> [WRITTEN EXERCISE]: Word for word, copy all the data and drop the pictures.

> [DATA SHOWN]:

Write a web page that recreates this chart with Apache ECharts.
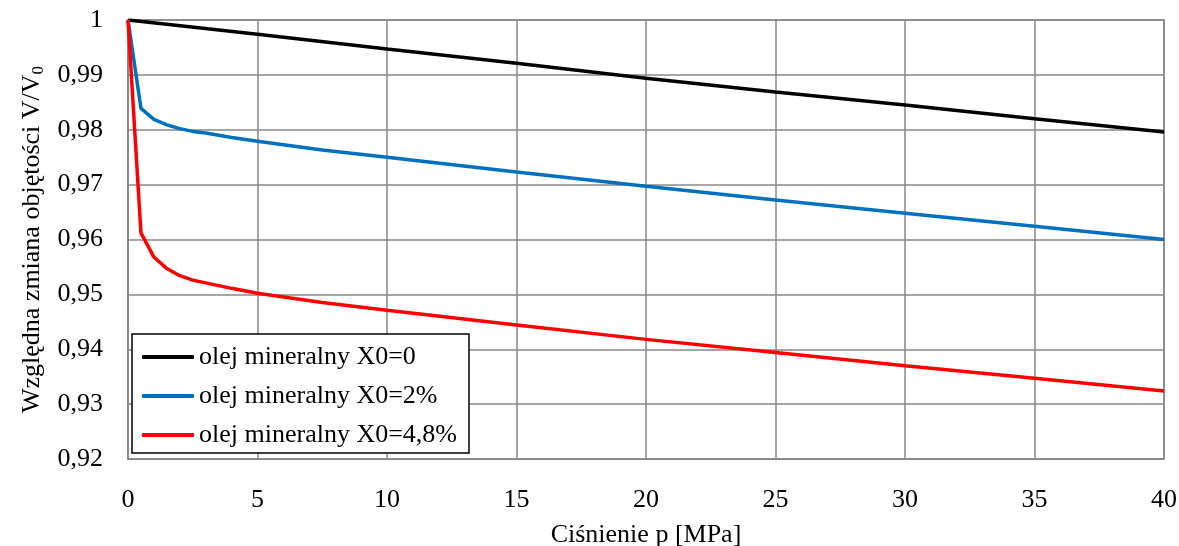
<!DOCTYPE html>
<html><head><meta charset="utf-8">
<script src="https://cdn.jsdelivr.net/npm/echarts@6/dist/echarts.min.js"></script>
<style>html,body{margin:0;padding:0;background:#fff}#c{width:1179px;height:546px}</style>
</head><body><div id="c"></div>
<script>
const seriesNames = ['olej mineralny X0=0', 'olej mineralny X0=2%', 'olej mineralny X0=4,8%'];
const blackX = [0, 5, 10, 15, 20, 25, 30, 35, 40];
const blackY = [1, 0.9974, 0.9947, 0.9921, 0.9894, 0.9869, 0.9845, 0.9820, 0.9796];
const blueX = [0, 0.5, 1, 1.5, 2, 2.5, 3, 4, 5, 7.5, 10, 15, 20, 25, 30, 35, 40];
const blueY = [1, 0.9839, 0.9819, 0.9809, 0.9802, 0.9797, 0.9794, 0.9786, 0.9779, 0.9763, 0.9750, 0.9723, 0.9697, 0.9672, 0.9648, 0.9624, 0.9600];
const redX = [0, 0.5, 1, 1.5, 2, 2.5, 3, 4, 5, 7.5, 10, 15, 20, 25, 30, 35, 40];
const redY = [1, 0.9612, 0.9568, 0.9547, 0.9534, 0.9526, 0.9521, 0.9511, 0.9502, 0.9485, 0.9471, 0.9444, 0.9418, 0.9394, 0.9370, 0.9347, 0.9324];
const xTicks = {min: 0, max: 40, interval: 5};
const yTicks = {min: 0.92, max: 1, interval: 0.01};

const zip = (xs, ys) => xs.map((x, i) => [x, ys[i]]);
const font = 'Liberation Serif';
const chart = echarts.init(document.getElementById('c'));
const mk = (name, xs, ys, color) => ({
  name, type: 'line', data: zip(xs, ys), symbol: 'none', smooth: false,
  lineStyle: {color, width: 3.5}, itemStyle: {color}
});
chart.setOption({
  animation: false,
  textStyle: {fontFamily: font},
  grid: {left: 128, right: 15, top: 20, bottom: 87, show: true, borderColor: '#888', borderWidth: 1.5,
    containLabel: false, outerBoundsMode: 'none'},
  xAxis: {
    type: 'value', min: xTicks.min, max: xTicks.max, interval: xTicks.interval,
    name: 'Ciśnienie p [MPa]', nameLocation: 'middle', nameGap: 63,
    nameTextStyle: {fontFamily: font, fontSize: 26, color: '#000'},
    axisLine: {show: true, lineStyle: {color: '#888', width: 1.5}},
    axisTick: {show: false},
    axisLabel: {fontFamily: font, fontSize: 26, color: '#000', margin: 28},
    splitLine: {show: true, lineStyle: {color: '#888', width: 1.5}}
  },
  yAxis: {
    type: 'value', min: yTicks.min, max: yTicks.max, interval: yTicks.interval,
    name: '{a|Względna zmiana objętości V/V}{s|0}', nameLocation: 'middle', nameGap: 80,
    nameRotate: 90,
    nameTextStyle: {rich: {
      a: {fontFamily: font, fontSize: 26, color: '#000'},
      s: {fontFamily: font, fontSize: 17, color: '#000', verticalAlign: 'bottom', padding: [12, 0, 0, 0]}
    }},
    axisLine: {show: true, lineStyle: {color: '#888', width: 1.5}},
    axisTick: {show: false},
    axisLabel: {fontFamily: font, fontSize: 26, color: '#000', margin: 25,
      formatter: v => String(Math.round(v * 100) / 100).replace('.', ',')},
    splitLine: {show: true, lineStyle: {color: '#888', width: 1.5}}
  },
  legend: {
    data: seriesNames, orient: 'vertical', left: 132, top: 334,
    backgroundColor: '#fff', borderColor: '#000', borderWidth: 1.5, borderRadius: 0,
    padding: [10, 12, 5, 10], itemGap: 13, itemWidth: 52, itemHeight: 4, icon: 'roundRect',
    textStyle: {fontFamily: font, fontSize: 26, color: '#000'}
  },
  series: [
    mk(seriesNames[0], blackX, blackY, '#000000'),
    mk(seriesNames[1], blueX, blueY, '#0070C0'),
    mk(seriesNames[2], redX, redY, '#FF0000')
  ]
});
</script></body></html>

> [FINISHED ANSWER]:
Write a web page that recreates this chart with Apache ECharts.
<!DOCTYPE html>
<html><head><meta charset="utf-8">
<script src="https://cdn.jsdelivr.net/npm/echarts@6/dist/echarts.min.js"></script>
<style>html,body{margin:0;padding:0;background:#fff}#c{width:1179px;height:546px}</style>
</head><body><div id="c"></div>
<script>
const seriesNames = ['olej mineralny X0=0', 'olej mineralny X0=2%', 'olej mineralny X0=4,8%'];
const blackX = [0, 5, 10, 15, 20, 25, 30, 35, 40];
const blackY = [1, 0.9974, 0.9947, 0.9921, 0.9894, 0.9869, 0.9845, 0.9820, 0.9796];
const blueX = [0, 0.5, 1, 1.5, 2, 2.5, 3, 4, 5, 7.5, 10, 15, 20, 25, 30, 35, 40];
const blueY = [1, 0.9839, 0.9819, 0.9809, 0.9802, 0.9797, 0.9794, 0.9786, 0.9779, 0.9763, 0.9750, 0.9723, 0.9697, 0.9672, 0.9648, 0.9624, 0.9600];
const redX = [0, 0.5, 1, 1.5, 2, 2.5, 3, 4, 5, 7.5, 10, 15, 20, 25, 30, 35, 40];
const redY = [1, 0.9612, 0.9568, 0.9547, 0.9534, 0.9526, 0.9521, 0.9511, 0.9502, 0.9485, 0.9471, 0.9444, 0.9418, 0.9394, 0.9370, 0.9347, 0.9324];
const xTicks = {min: 0, max: 40, interval: 5};
const yTicks = {min: 0.92, max: 1, interval: 0.01};

const zip = (xs, ys) => xs.map((x, i) => [x, ys[i]]);
const font = 'Liberation Serif';
const chart = echarts.init(document.getElementById('c'));
const mk = (name, xs, ys, color) => ({
  name, type: 'line', data: zip(xs, ys), symbol: 'none', smooth: false,
  lineStyle: {color, width: 3.5}, itemStyle: {color}
});
chart.setOption({
  animation: false,
  textStyle: {fontFamily: font},
  grid: {left: 128, right: 15, top: 20, bottom: 87, show: true, borderColor: '#888', borderWidth: 1.5,
    containLabel: false, outerBoundsMode: 'none'},
  xAxis: {
    type: 'value', min: xTicks.min, max: xTicks.max, interval: xTicks.interval,
    name: 'Ciśnienie p [MPa]', nameLocation: 'middle', nameGap: 63,
    nameTextStyle: {fontFamily: font, fontSize: 26, color: '#000'},
    axisLine: {show: true, lineStyle: {color: '#888', width: 1.5}},
    axisTick: {show: false},
    axisLabel: {fontFamily: font, fontSize: 26, color: '#000', margin: 28},
    splitLine: {show: true, lineStyle: {color: '#888', width: 1.5}}
  },
  yAxis: {
    type: 'value', min: yTicks.min, max: yTicks.max, interval: yTicks.interval,
    name: '{a|Względna zmiana objętości V/V}{s|0}', nameLocation: 'middle', nameGap: 80,
    nameRotate: 90,
    nameTextStyle: {rich: {
      a: {fontFamily: font, fontSize: 26, color: '#000'},
      s: {fontFamily: font, fontSize: 17, color: '#000', verticalAlign: 'bottom', padding: [12, 0, 0, 0]}
    }},
    axisLine: {show: true, lineStyle: {color: '#888', width: 1.5}},
    axisTick: {show: false},
    axisLabel: {fontFamily: font, fontSize: 26, color: '#000', margin: 25,
      formatter: v => String(Math.round(v * 100) / 100).replace('.', ',')},
    splitLine: {show: true, lineStyle: {color: '#888', width: 1.5}}
  },
  legend: {
    data: seriesNames, orient: 'vertical', left: 132, top: 334,
    backgroundColor: '#fff', borderColor: '#000', borderWidth: 1.5, borderRadius: 0,
    padding: [10, 12, 5, 10], itemGap: 13, itemWidth: 52, itemHeight: 4, icon: 'roundRect',
    textStyle: {fontFamily: font, fontSize: 26, color: '#000'}
  },
  series: [
    mk(seriesNames[0], blackX, blackY, '#000000'),
    mk(seriesNames[1], blueX, blueY, '#0070C0'),
    mk(seriesNames[2], redX, redY, '#FF0000')
  ]
});
</script></body></html>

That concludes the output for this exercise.